We’re inundated with a proliferation of “thou shalts, and thou shalt nots” already, so the solution they’re proposing is about as original as adding two slices of bacon to a burger.

What else? A carbon tax. I wonder what they’ll name the next one?

A glimpse into some of the world numbers affecting us, and asking how a tax on us will have an impact on some of these footprints in the sky.

Consider: from Popular Science September 2007, “Belching, farting farm animals account for about 16 per cent (16 per cent) of the world’s emissions of methane — a greenhouse gas that’s 20 times, yes 20 times, as harmful as carbon dioxide,” say scientists at the University of Wales.

I guess we even have it on the green, green grass of home — our Porcupine caribou herd. Add Africa’s herds, and the countless other ruminant creatures roaming our planet, and we enter an impenetrable maze. Will they too be taxed?

Consider: from Eva Ligeti’s words, reviewing Clive Doucet’s book Urban Meltdown: An astonishing 80 per cent of the world’s greenhouse gases comes from the activities in energy-hungry urban centres. Thus the solution to climate change resides with the world’s cities.”

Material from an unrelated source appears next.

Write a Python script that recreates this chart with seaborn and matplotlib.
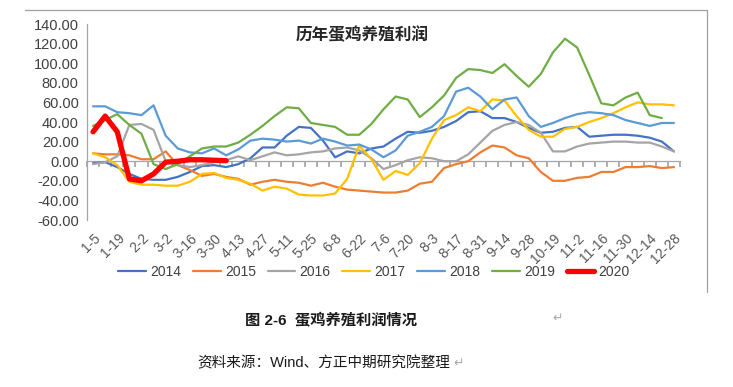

Compare Alberta’s Energy ministry report in 2007 that Canada’s favourite carbon whipping boy, the Athabasca Oil Sands, emits 20 megatonnes a year, which is 3.4 per cent of Canada’s total annual emission: 6,000 megatonnes, or two per cent (two per cent) of global greenhouse gases.

Those three examples are but a tiny tip of the tip of the iceberg of carbon considerations. Even including our favourite whipping boy, Canada’s carbon footprint in the sky is smaller, by far, than cows’, for heaven’s sake.

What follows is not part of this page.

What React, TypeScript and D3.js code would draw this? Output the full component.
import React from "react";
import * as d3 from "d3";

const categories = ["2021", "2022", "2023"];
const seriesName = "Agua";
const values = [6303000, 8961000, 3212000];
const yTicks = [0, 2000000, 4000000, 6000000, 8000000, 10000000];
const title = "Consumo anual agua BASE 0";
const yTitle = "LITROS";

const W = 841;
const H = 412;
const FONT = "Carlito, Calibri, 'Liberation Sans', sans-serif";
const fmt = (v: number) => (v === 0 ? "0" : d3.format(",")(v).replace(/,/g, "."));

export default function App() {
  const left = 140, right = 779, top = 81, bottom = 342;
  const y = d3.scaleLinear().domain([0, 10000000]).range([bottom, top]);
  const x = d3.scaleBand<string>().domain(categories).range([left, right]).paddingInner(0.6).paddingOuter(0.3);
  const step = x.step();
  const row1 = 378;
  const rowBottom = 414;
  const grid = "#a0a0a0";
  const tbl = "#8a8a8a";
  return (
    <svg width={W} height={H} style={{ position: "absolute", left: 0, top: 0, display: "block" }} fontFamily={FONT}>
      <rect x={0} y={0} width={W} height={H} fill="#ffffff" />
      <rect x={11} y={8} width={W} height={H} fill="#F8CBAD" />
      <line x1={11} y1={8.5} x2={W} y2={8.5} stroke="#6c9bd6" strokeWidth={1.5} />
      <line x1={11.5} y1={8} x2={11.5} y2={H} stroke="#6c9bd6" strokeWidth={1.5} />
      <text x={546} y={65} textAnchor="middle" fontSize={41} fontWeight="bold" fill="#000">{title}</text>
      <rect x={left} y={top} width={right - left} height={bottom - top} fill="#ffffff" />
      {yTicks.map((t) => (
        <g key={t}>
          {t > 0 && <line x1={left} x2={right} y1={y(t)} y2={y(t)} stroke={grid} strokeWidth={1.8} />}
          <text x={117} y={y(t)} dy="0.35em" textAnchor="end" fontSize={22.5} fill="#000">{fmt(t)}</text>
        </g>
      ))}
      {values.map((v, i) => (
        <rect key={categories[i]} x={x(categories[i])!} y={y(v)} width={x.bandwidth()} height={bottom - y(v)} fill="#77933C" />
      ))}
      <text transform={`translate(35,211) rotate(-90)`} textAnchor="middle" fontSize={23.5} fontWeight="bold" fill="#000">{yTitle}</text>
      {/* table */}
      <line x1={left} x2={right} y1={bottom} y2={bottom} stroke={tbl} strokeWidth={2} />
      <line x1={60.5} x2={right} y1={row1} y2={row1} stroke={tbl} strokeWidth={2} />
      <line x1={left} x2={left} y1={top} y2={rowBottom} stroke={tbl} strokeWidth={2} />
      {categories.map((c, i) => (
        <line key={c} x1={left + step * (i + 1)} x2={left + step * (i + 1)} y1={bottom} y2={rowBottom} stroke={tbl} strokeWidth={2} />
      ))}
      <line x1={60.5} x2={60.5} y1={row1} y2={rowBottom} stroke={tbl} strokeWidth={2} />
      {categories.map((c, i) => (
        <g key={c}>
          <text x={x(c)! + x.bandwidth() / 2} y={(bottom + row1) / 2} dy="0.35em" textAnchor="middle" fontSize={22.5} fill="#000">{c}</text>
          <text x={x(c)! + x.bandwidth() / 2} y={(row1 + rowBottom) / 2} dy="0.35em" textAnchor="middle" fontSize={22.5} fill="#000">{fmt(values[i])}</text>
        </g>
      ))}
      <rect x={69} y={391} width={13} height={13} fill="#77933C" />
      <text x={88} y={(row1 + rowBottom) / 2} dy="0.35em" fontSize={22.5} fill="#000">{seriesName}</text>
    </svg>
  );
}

And scolding me as a North American bad boy I find irrational as I watch a flock of 15,000 environmental birds fly off, like a migration, to a South Pacific island, probably leaving more carbon footprints in the sky than all the Boxing Day sales in major cities around the globe.

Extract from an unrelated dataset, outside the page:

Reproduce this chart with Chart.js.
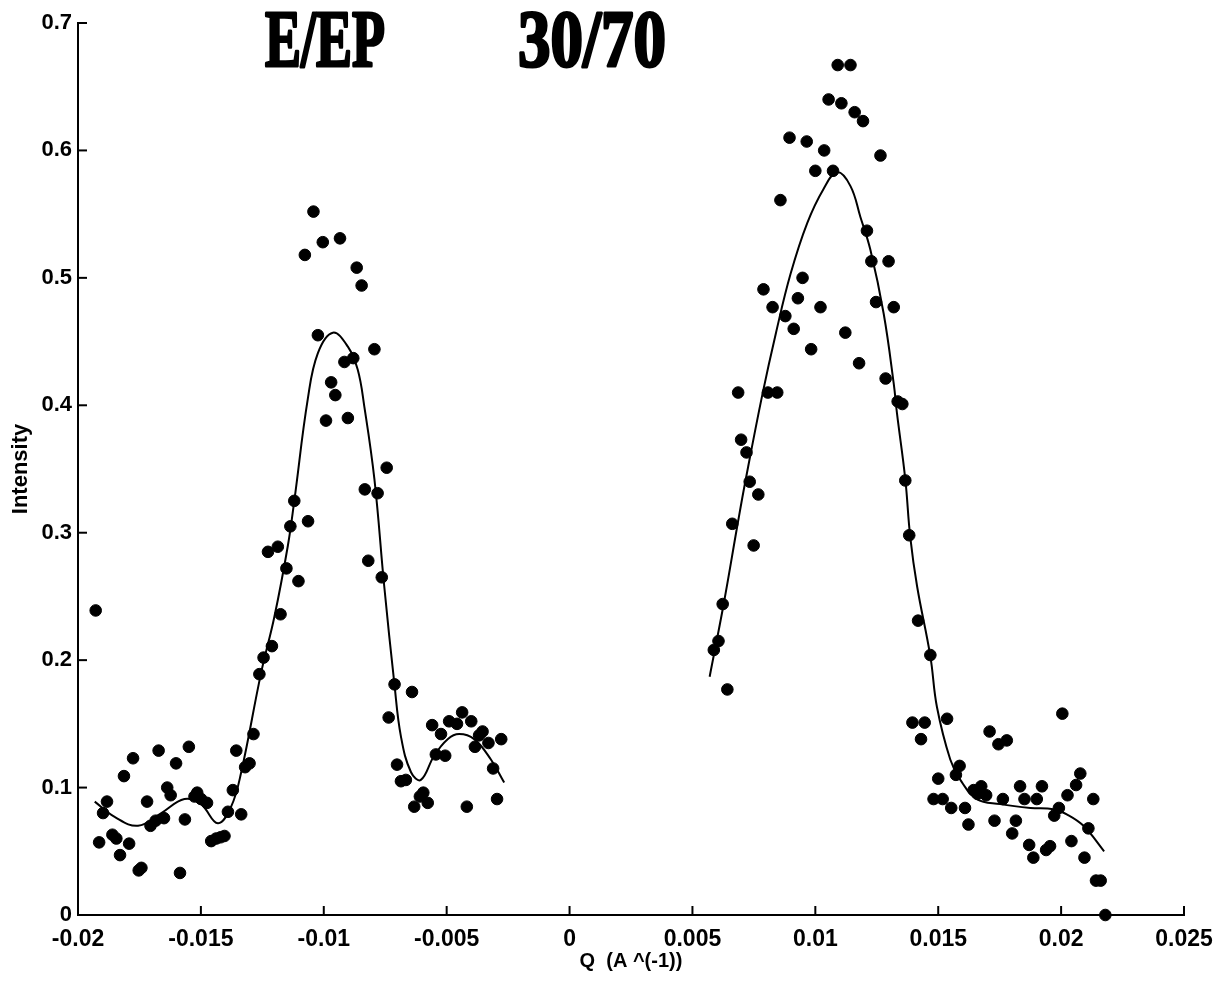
<!DOCTYPE html>
<html>
<head>
<meta charset="utf-8">
<script src="https://cdn.jsdelivr.net/npm/chart.js@4/dist/chart.umd.min.js"></script>
<style>
  html, body { margin: 0; padding: 0; background: #fff; }
  #wrap { width: 1217px; height: 981px; }
</style>
</head>
<body>
<div id="wrap"><canvas id="chart"></canvas></div>
<script>
// 測定点 (左ピーク)
const leftQ = [-0.01928, -0.01882, -0.01898, -0.01914, -0.0186, -0.01844, -0.01829, -0.01813, -0.01792, -0.01776,
  -0.01753, -0.01742, -0.01719, -0.01705, -0.01684, -0.01672, -0.0165, -0.01637, -0.01623, -0.01601,
  -0.01585, -0.01565, -0.01549, -0.01526, -0.01515, -0.01499, -0.01475, -0.01458, -0.01438, -0.0142,
  -0.01404, -0.0139, -0.0137, -0.01356, -0.01336, -0.0132, -0.01302, -0.01286, -0.01262, -0.01245,
  -0.01211, -0.01176, -0.01103, -0.01152, -0.01227, -0.01187, -0.01042, -0.01077, -0.01004, -0.00934,
  -0.00866, -0.00846, -0.01024, -0.00794, -0.0088, -0.00916, -0.0097, -0.00953, -0.00991, -0.00902,
  -0.00744, -0.00833, -0.00781, -0.0112, -0.01064, -0.01136, -0.00819, -0.00764, -0.00712, -0.00641,
  -0.00736, -0.00437, -0.00559, -0.0049, -0.00458, -0.004, -0.00523, -0.00354, -0.00368, -0.00278,
  -0.0033, -0.00385, -0.00544, -0.00506, -0.00702, -0.00311, -0.00686, -0.00666, -0.00595, -0.00609,
  -0.00577, -0.00632, -0.00418, -0.00295];
const leftI = [0.239, 0.089, 0.080, 0.057, 0.063, 0.060, 0.047, 0.109, 0.056, 0.123,
  0.035, 0.037, 0.089, 0.070, 0.074, 0.129, 0.076, 0.100, 0.094, 0.119,
  0.033, 0.075, 0.132, 0.093, 0.096, 0.091, 0.088, 0.058, 0.060, 0.061,
  0.062, 0.081, 0.098, 0.129, 0.079, 0.116, 0.119, 0.142, 0.189, 0.202,
  0.211, 0.236, 0.262, 0.272, 0.285, 0.289, 0.552, 0.518, 0.528, 0.531,
  0.508, 0.494, 0.455, 0.444, 0.437, 0.434, 0.418, 0.408, 0.388, 0.390,
  0.351, 0.334, 0.331, 0.325, 0.309, 0.305, 0.278, 0.265, 0.181, 0.175,
  0.155, 0.159, 0.149, 0.152, 0.150, 0.152, 0.142, 0.144, 0.141, 0.138,
  0.135, 0.132, 0.126, 0.125, 0.118, 0.115, 0.105, 0.106, 0.096, 0.093,
  0.088, 0.085, 0.085, 0.091];

// 測定点 (右ピーク)
const rightQ = [0.01091, 0.01143, 0.01054, 0.01106, 0.0116, 0.01194, 0.00895, 0.00965, 0.01036, 0.01265,
  0.01, 0.01072, 0.00858, 0.0121, 0.01228, 0.01298, 0.00948, 0.00789, 0.00929, 0.00826,
  0.01021, 0.01247, 0.01319, 0.00878, 0.00912, 0.01122, 0.00983, 0.01178, 0.01286, 0.00686,
  0.00807, 0.00845, 0.01335, 0.01354, 0.00698, 0.0072, 0.00733, 0.00768, 0.00662, 0.00749,
  0.01366, 0.01382, 0.01418, 0.01468, 0.00623, 0.00606, 0.00587, 0.00642, 0.01395, 0.01445,
  0.01536, 0.0143, 0.02005, 0.01709, 0.01745, 0.01779, 0.01587, 0.01572, 0.015, 0.02078,
  0.02061, 0.01644, 0.01675, 0.0166, 0.01695, 0.01833, 0.01922, 0.02026, 0.01481, 0.01518,
  0.01763, 0.01851, 0.01901, 0.02131, 0.01553, 0.01609, 0.01991, 0.01972, 0.01623, 0.01729,
  0.01816, 0.01801, 0.02111, 0.02042, 0.0187, 0.01887, 0.01939, 0.01955, 0.02095, 0.02142,
  0.02161, 0.0218];
const rightI = [0.667, 0.667, 0.640, 0.637, 0.630, 0.623, 0.610, 0.607, 0.600, 0.596,
  0.584, 0.584, 0.561, 0.537, 0.513, 0.513, 0.500, 0.491, 0.484, 0.477,
  0.477, 0.481, 0.477, 0.470, 0.460, 0.457, 0.444, 0.433, 0.421, 0.410,
  0.410, 0.410, 0.403, 0.401, 0.373, 0.363, 0.340, 0.330, 0.307, 0.290,
  0.341, 0.298, 0.231, 0.204, 0.244, 0.215, 0.208, 0.177, 0.151, 0.151,
  0.154, 0.138, 0.158, 0.144, 0.134, 0.137, 0.117, 0.110, 0.107, 0.111,
  0.102, 0.098, 0.101, 0.095, 0.094, 0.101, 0.101, 0.094, 0.091, 0.091,
  0.091, 0.091, 0.091, 0.091, 0.084, 0.084, 0.084, 0.078, 0.071, 0.074,
  0.074, 0.064, 0.068, 0.058, 0.055, 0.045, 0.051, 0.054, 0.045, 0.027,
  0.027, 0.0];

// フィット曲線
const fitLeftQ = [-0.01932, -0.01851, -0.01756, -0.01661, -0.01567, -0.015, -0.01431, -0.01377, -0.01336, -0.01255,
  -0.01201, -0.01146, -0.0112, -0.01065, -0.01024, -0.00963, -0.00902, -0.00862, -0.00835, -0.00794,
  -0.00754, -0.00713, -0.00686, -0.00645, -0.00605, -0.00551, -0.00496, -0.00449, -0.00388, -0.0032, -0.00266];
const fitLeftI = [0.089, 0.077, 0.070, 0.080, 0.091, 0.087, 0.072, 0.085, 0.112, 0.190,
  0.234, 0.290, 0.325, 0.405, 0.441, 0.457, 0.446, 0.428, 0.399, 0.342,
  0.258, 0.182, 0.140, 0.112, 0.106, 0.125, 0.138, 0.142, 0.138, 0.122, 0.104];
const fitRightQ = [0.0057, 0.00628, 0.00684, 0.00715, 0.00784, 0.0084, 0.00899, 0.00967, 0.01034, 0.01089,
  0.01143, 0.01183, 0.01224, 0.01278, 0.01319, 0.01332, 0.01366, 0.01386, 0.01414, 0.01468,
  0.01495, 0.01549, 0.0159, 0.01657, 0.01752, 0.01875, 0.01969, 0.02023, 0.02091, 0.02175];
const fitRightI = [0.187, 0.245, 0.307, 0.340, 0.408, 0.457, 0.503, 0.543, 0.570, 0.583,
  0.572, 0.548, 0.522, 0.472, 0.417, 0.394, 0.342, 0.297, 0.258, 0.203,
  0.163, 0.122, 0.106, 0.091, 0.087, 0.084, 0.083, 0.079, 0.070, 0.050];

// 目盛り
const xTickValues = [-0.02, -0.015, -0.01, -0.005, 0, 0.005, 0.01, 0.015, 0.02, 0.025];
const xTickLabels = ['-0.02', '-0.015', '-0.01', '-0.005', '0', '0.005', '0.01', '0.015', '0.02', '0.025'];
const yTickValues = [0, 0.1, 0.2, 0.3, 0.4, 0.5, 0.6, 0.7];
const yTickLabels = ['0', '0.1', '0.2', '0.3', '0.4', '0.5', '0.6', '0.7'];

const titleLeft = 'E/EP';
const titleRight = '30/70';

function toPoints(qs, is) {
  return qs.map((q, i) => ({ x: q, y: is[i] }));
}

const sansFamily = '"Liberation Sans", Arial, sans-serif';

// 内向きの目盛り線とタイトル
const extrasPlugin = {
  id: 'extras',
  afterDraw(chart) {
    const ctx = chart.ctx;
    const xs = chart.scales.x;
    const ys = chart.scales.y;
    const area = chart.chartArea;
    ctx.save();
    ctx.strokeStyle = '#000';
    ctx.lineWidth = 2;
    xTickValues.forEach(v => {
      const px = xs.getPixelForValue(v);
      ctx.beginPath();
      ctx.moveTo(px, area.bottom);
      ctx.lineTo(px, area.bottom - 9);
      ctx.stroke();
    });
    yTickValues.forEach(v => {
      const py = ys.getPixelForValue(v);
      ctx.beginPath();
      ctx.moveTo(area.left, py);
      ctx.lineTo(area.left + 9, py);
      ctx.stroke();
    });

    // タイトル (縦長の太字セリフ体)
    ctx.fillStyle = '#000';
    ctx.strokeStyle = '#000';
    ctx.lineWidth = 3;
    ctx.lineJoin = 'round';
    ctx.font = 'bold 80px "Liberation Serif", "Times New Roman", serif';
    ctx.textBaseline = 'alphabetic';
    ctx.textAlign = 'left';
    const drawSquashed = (text, x, targetWidth) => {
      const w = ctx.measureText(text).width;
      ctx.save();
      ctx.translate(x, 66);
      ctx.scale(targetWidth / w, 1);
      ctx.fillText(text, 0, 0);
      ctx.strokeText(text, 0, 0);
      ctx.restore();
    };
    drawSquashed(titleLeft, 265, 120);
    drawSquashed(titleRight, 518, 148);
    ctx.restore();
  }
};

const ctx = document.getElementById('chart').getContext('2d');
new Chart(ctx, {
  type: 'scatter',
  data: {
    datasets: [
      {
        label: 'left',
        data: toPoints(leftQ, leftI),
        backgroundColor: '#000',
        borderColor: '#000',
        pointRadius: 5.8,
        pointHoverRadius: 5.8,
        clip: false
      },
      {
        label: 'right',
        data: toPoints(rightQ, rightI),
        backgroundColor: '#000',
        borderColor: '#000',
        pointRadius: 5.8,
        pointHoverRadius: 5.8,
        clip: false
      },
      {
        label: 'fitLeft',
        data: toPoints(fitLeftQ, fitLeftI),
        showLine: true,
        borderColor: '#000',
        borderWidth: 2,
        pointRadius: 0,
        tension: 0.4
      },
      {
        label: 'fitRight',
        data: toPoints(fitRightQ, fitRightI),
        showLine: true,
        borderColor: '#000',
        borderWidth: 2,
        pointRadius: 0,
        tension: 0.4
      }
    ]
  },
  options: {
    responsive: true,
    maintainAspectRatio: false,
    animation: false,
    events: [],
    layout: { padding: { left: 0, right: 33, top: 23, bottom: 0 } },
    plugins: {
      legend: { display: false },
      tooltip: { enabled: false }
    },
    scales: {
      x: {
        type: 'linear',
        min: -0.02,
        max: 0.025,
        grid: { display: false, drawTicks: false },
        border: { display: true, color: '#000', width: 2 },
        afterBuildTicks: scale => { scale.ticks = xTickValues.map(v => ({ value: v })); },
        afterFit: scale => {
          scale.height = 66;
          scale.paddingLeft = 0;
          scale.paddingRight = 0;
        },
        ticks: {
          color: '#000',
          font: { family: sansFamily, size: 23, weight: 'bold' },
          padding: 11,
          maxRotation: 0,
          autoSkip: false,
          callback: (v, i) => xTickLabels[i]
        },
        title: {
          display: true,
          text: 'Q  (A ^(-1))',
          color: '#000',
          font: { family: sansFamily, size: 20, weight: 'bold' },
          padding: { top: 0, bottom: 8 }
        }
      },
      y: {
        type: 'linear',
        min: 0,
        max: 0.7,
        grid: { display: false, drawTicks: false },
        border: { display: true, color: '#000', width: 2 },
        afterBuildTicks: scale => { scale.ticks = yTickValues.map(v => ({ value: v })); },
        afterFit: scale => { scale.width = 78; },
        ticks: {
          color: '#000',
          font: { family: sansFamily, size: 22, weight: 'bold' },
          padding: 6,
          callback: (v, i) => yTickLabels[i]
        },
        title: {
          display: true,
          text: 'Intensity',
          color: '#000',
          font: { family: sansFamily, size: 22, weight: 'bold' },
          padding: { top: 8, bottom: 0 }
        }
      }
    }
  },
  plugins: [extrasPlugin]
});
</script>
</body>
</html>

Aren’t these some of the selfsame gurus encouraging us to teleconference utilizing the planet’s magnificent telecommunications systems, negating the need to gather in such huge flocks?

Those who should be following Grandpa’s advice of leading by example, are not?

It would surely help!

A tip of the hat to North Americans who, despite the odds of getting through the maze, will give it their best shot while encouraging our eminencies to sit on a contemplation bench and decide how to get the world’s other 98 per cent of carbon footprinters on board?

Be prepared for a long wait because we haven’t mentioned a couple of apparent unmentionable elephants still in the attic: overpopulation and global dimming, but we will.